London Craft Week

In participation with London Craft Week 2019 our Mount Street store in Mayfair is showcasing the work of British sculptor Dominic J McHenry.

Dominic has created a bespoke series of sculptures which will be housed in our store window and accompanied by a selection of key pieces from our upcoming AW19 collection, a collection that celebrates innovative use of shape.

The collaboration, in partnership with Wood Society of the Arts (@woodsocietyofthearts), was formed after being captivated by Dominic’s inspired use of materials and craftsmanship, which are both guiding principles for the Linda Farrow brand.

We caught up with Dominic before the launch of his London Craft Week exhibition to talk materials, inspiration and London.

What inspired your recent work for our Mount Street store?
I had a few hours to kill a couple of months ago and I was near the British Museum. I spent the whole afternoon looking at these great fragments from ancient temples that are now resting on white plinths. They looked like modernist abstract sculptures in a gallery. Since then I've been looking for an excuse to make a series of pieces that have that fragmented look of something removed from its original place and function. 

Where do your ideas come from?
I spend a lot of time drawing plans in big sketch book I carry around with me. Drawing is a key part of my practice as that is where a lot of my ideas are crystalized. I explore geometric patterns and shapes on my drawing board to see what kind of sculptures I can get out of the materials I have. I like to look at my previous sculptures and see where I can push certain aspects more or where I can simplify a line or curve. 

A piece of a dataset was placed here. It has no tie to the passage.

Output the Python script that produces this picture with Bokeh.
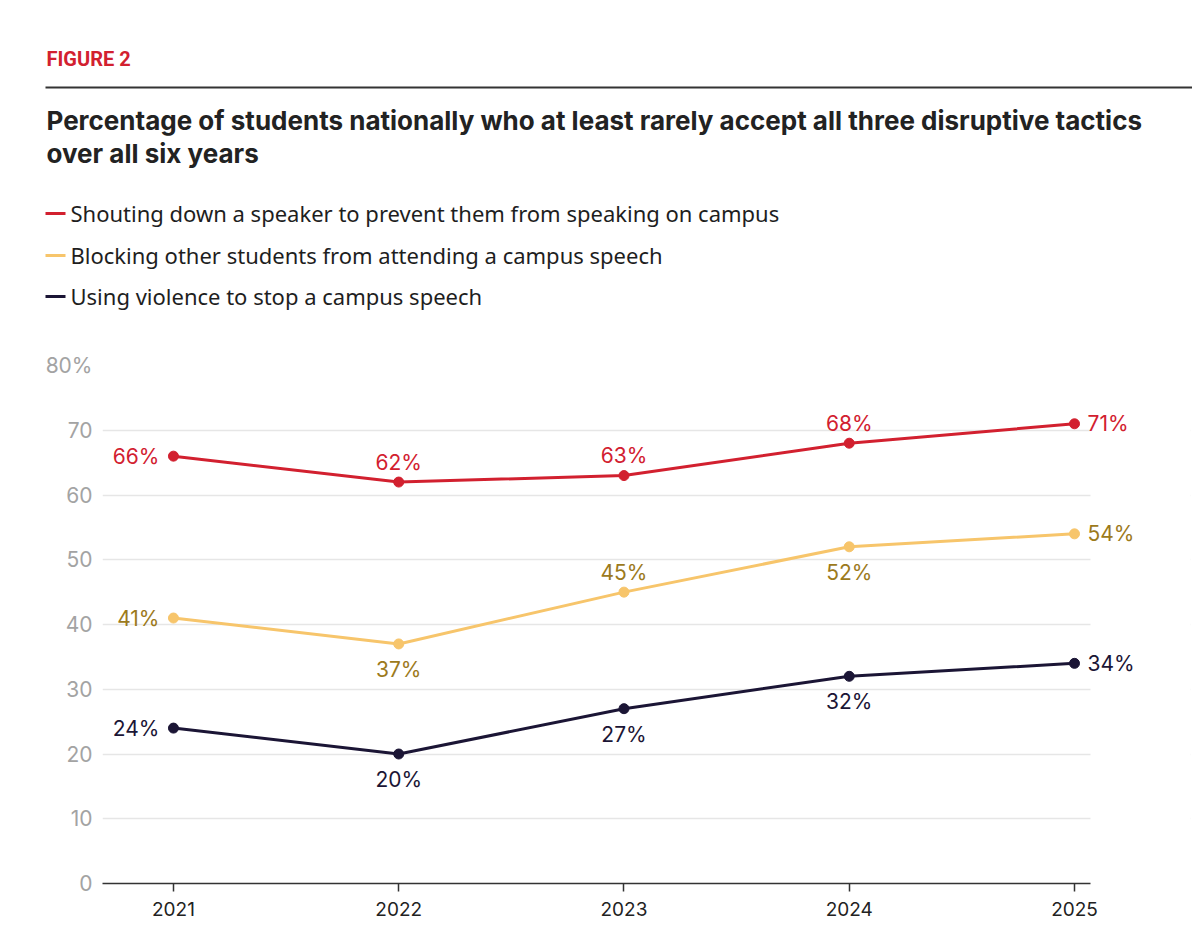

How do you decide on the materiality for each sculpture?
The material of my sculptures is not as important to me when compared with the form. Often the material is a means to an end and is used because it’s available to me at the time. The form of the sculpture is the subject of the work and the material is the method.

How do you know when a sculpture is finished?
My approach to sculpture is unlike any other artist I know. Instead of exploring and discovering new avenues as I progress though the work, I tend of work to a plan that I draught up beforehand. I have a clear image of the piece before I begin work. The creative process is over by the time I pick up my tools.

Do you recall a pivotal moment when you decided to be an artist?
I can't recall an exact moment I thought to become an artist. I’m still unsure if I want to be one. It’s something I have always done from as far back as I can remember, be it painting air fix tanks or making structures out of Lego, I’ve constantly been making things with my hands.  I used to want to be a ballet dancer for a long period, until I realised I wasn't any good. Maybe that gave me a discipline in understanding three-dimensional form, I’m not sure. 

Do you prefer to work independently or as part of a community?
I love to work on my own. I think most artists like to be on their own when creating art. There are very few jobs that allow that level of independent work. Having said that some of the best fun I've had has come from working with a collective called Bask. It comprises of me and two other sculptors and we have managed to build up a short hand language when creating work. Great things happen when we work together.

What is your favourite art gallery in London and why?
It’s hard to have favourite gallery because often the ones I love put on work I don't like and vice versa. Architecturally, I am blown away by Tate Modern’s Blavatnik Building. I will happily walk about it without looking at any art.